According to wikipedia.org, Marc Marquez was born on 17th  February, 1993, is a Spanish Grand Prix Motorcycle Road racer, and one of the most successful motorcycle racers of all time with seven Grand Prix world championships to his name – five of which are in the premier Motor GP class.

Marquez has raced for Honda’s factory team since his Motor GP debut in 2013. He is nicknamed the ‘Ant of Cervera’ worldwide, and ‘el tro de Cervera’ locally in his hometown, meaning the ‘Thunder of Cervera’.

He is one of four riders to have won world championship titles in three different categories, after Mike Hailwood, Phil Read and Valentino Rossi.

Marquez is often considered one of the greatest innovators of modern Motor GP racing due to his comparatively exaggerated cornering technique of leaning so far over the bike he seems to be “in constant danger of sliding out”.

Now, from studying Motor GP for a while, for an individual or a business to be considered one of the best or most successful, the cornering technique of leaning has to be extremely excellent because it is the point at which the best bike riders start to widen the gap between themselves and the rest.

At this point of cornering or in constant danger of sliding out, the bike rider is racing at 243km per hour. The natural inclination for every human rider is to slow down at negotiating such a corner and this is exactly where the cornering technique leaning of Marc Marquez is regarded as peerless.

Marquez does not slow down like his peers, he rather increases his speed at the corner. The others normally slow down because that is the natural human disposition.

The idea of cornering is all about where we have to forge on with perseverance because it is the intersection at which we have a challenge of sliding behind or sliding forward.

But in the Motor GP, for an individual to be successful, he/she ought to perfect the act of cornering – which means that “if the bike takes the corner at an angle with the least amount of weight on the bike, the bike takes the corner quicker”.

The concept of cornering is where an individual or a business must learn not to allow the weight of whatever crisis they are facing to deter them from balancing their speed at such intersections.

So it is with businesses. When market slows down, they retrench and it is called counter cyclical reaction; and this is what we have witness with so many businesses in the world.

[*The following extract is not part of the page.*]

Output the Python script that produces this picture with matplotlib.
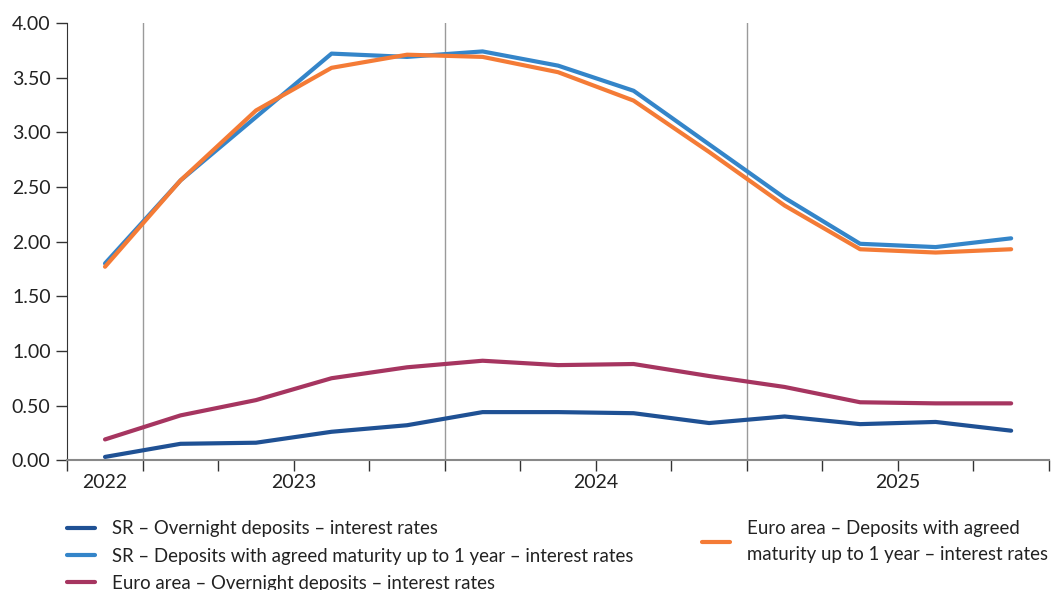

For instance, in Ghana, most financial institutions seem to be at this corner.

There are serious challenges which seem to put them at the corner of folding up, but they also need to realise that this corner is also needed to spur them on.

It doesn’t matter how dangerous a corner might be, the cornering technique of leaning is all that is needed because at this corner, one is in constant danger of sliding out.